Whether a person likes his music or not, it is hard to discount his relevance to the arts. Music. Performance art. Movies. Television. It is hard to find an artist over the age of 20 that doesn't have a "David Bowie influenced me" moment. 

How does a person get those sorts of accolades from everyone from Madonna to Marilyn Manson to David Cameron (Prime Minister of England)? 

"David Bowie 1976" by Jean-Luc - CC BY-SA 2.0
How is anyone so diverse and so influential? 

This is a guy who could so convincingly switch from being Ziggy Stardust to Aladdin Sane to the Thin White Duke to Jareth the Goblin King.

This is also a guy who, in 1983, at the height of its influence, took MTV very publicly to task for not representing black artists. Bowie was willing to take a stand for what was right.

One does not just come up with the idea of selling the
intellectual property rights to one's future music collection by being brainless. Bowie did just that, and the Bowie Bond was born (and provided a 17% ROI).
 
So, how does this happen? How is someone a writer, musician, poet, playwright, actor, advocate, businessperson, revolutionary, visionary? 

It is in no small part due to the fact that Bowie was really, really well read. 

This is a guy who, it was said, read, at times,  a book a day. 

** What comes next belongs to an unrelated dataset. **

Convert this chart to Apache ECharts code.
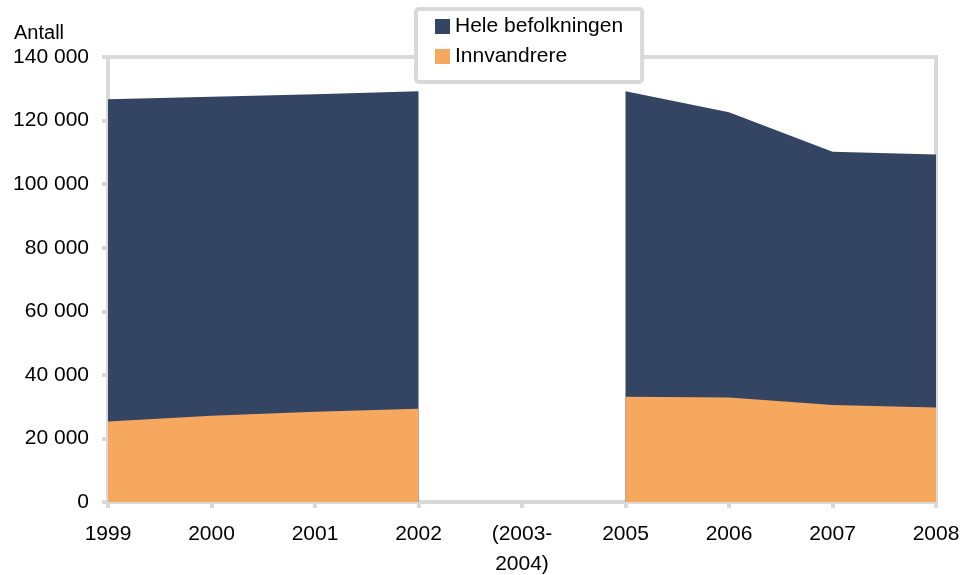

This is a guy who, when answering the Proust Questionnaire said things such as:
What is your idea of perfect happiness?ReadingWhat is the quality you most like in a man?The ability to return books.
At times it is easy to look at musicians and discount them as empty headed  performers. David Bowie was not this. He was a musician, yes, but he was also an intellectual of substance, and he got that way at least in part by reading. 

He was quick to talk about books and their influence on his life.  Taking a look at his 100 Top Books List is enough to give anyone a case of the vapors. 
  • The Brief Wondrous Life of Oscar Wao, Junot Díaz, 2007
  • A People’s History of the United States, Howard Zinn, 1980
  • The Origin of Consciousness in the Breakdown of the Bicameral Mind, Julian Jaynes, 1976
  • The Master and Margarita, Mikhail Bulgakov, 1967
I think one of the truly powerful lessons here is that reading can be an important part of one's life. For anyone. It isn't just teachers and librarians and Bill Gates who reads. David Bowie became who he was, at least in part, because of a lifelong habit of reading.  He became someone who created and shared and influenced.

Reading shapes us. It expands our minds and opens new worlds.  It has the power to make us different. New. Better. 

Reading may not make you the Goblin King or Ziggy Stardust. Only one person could embody both of those, and that one person was David Bowie. The world is a little less bright without him.